This is the second fire to be sparked by target shooting in northern Utah in the past two weeks. It is fortunate that conditions last night were cool, fairly calm, and not conducive to extreme wildfire behavior as the fire was very near residences near Centerville. Want to target shoot? Take advantage of indoor and outdoor shooting ranges along the Wasatch Front. Wildfires this year are simply too easily sparked.
Meanwhile, things are nasty in the mountains west of Fort Collins where the High Park Fire is raging. Reports are that flames have been crowning at 300 feet. Here's the coverage from the Denver Post.
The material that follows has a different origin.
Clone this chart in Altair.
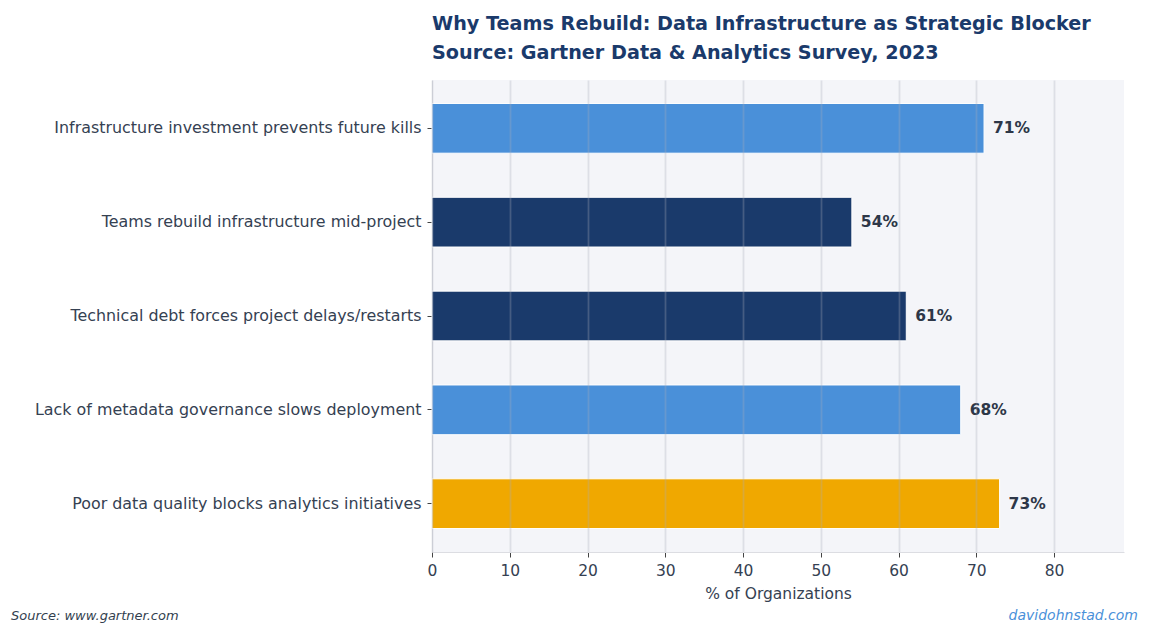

The National Interagency Fire Center reports this morning that the fire is 41,000 acres in size and 0% contained. A remarkable view of the smoke from the fire was provided yesterday from the MODIS imager on NASA's Terra satellite.
Here's a closeup.
The MesoWest group here at the University of Utah has some nice tools for monitoring the weather near fires. Here's a look at the latest surface map, which shows generally light winds at the moment in the area around the fire.
Although that's good news, wildfire behavior typically becomes more severe during the day as winds increase, temperatures rise, the the relative humidity drops. For example, although winds are light at the Redstone mesonet site at the south edge of the fire this morning, yesterday during they day they were gusting to 22 miles per hour.
Thus, fire conditions will worsen during the day today. Nevertheless, they could be worse. The Front Range is well known for strong winds. For example, a monthly time series from Redstone shows 7 or 8 periods with gusts over 24 miles per hour and one with gusts over 40.
Let's hope they can get a handle on this fire before the weather worsens.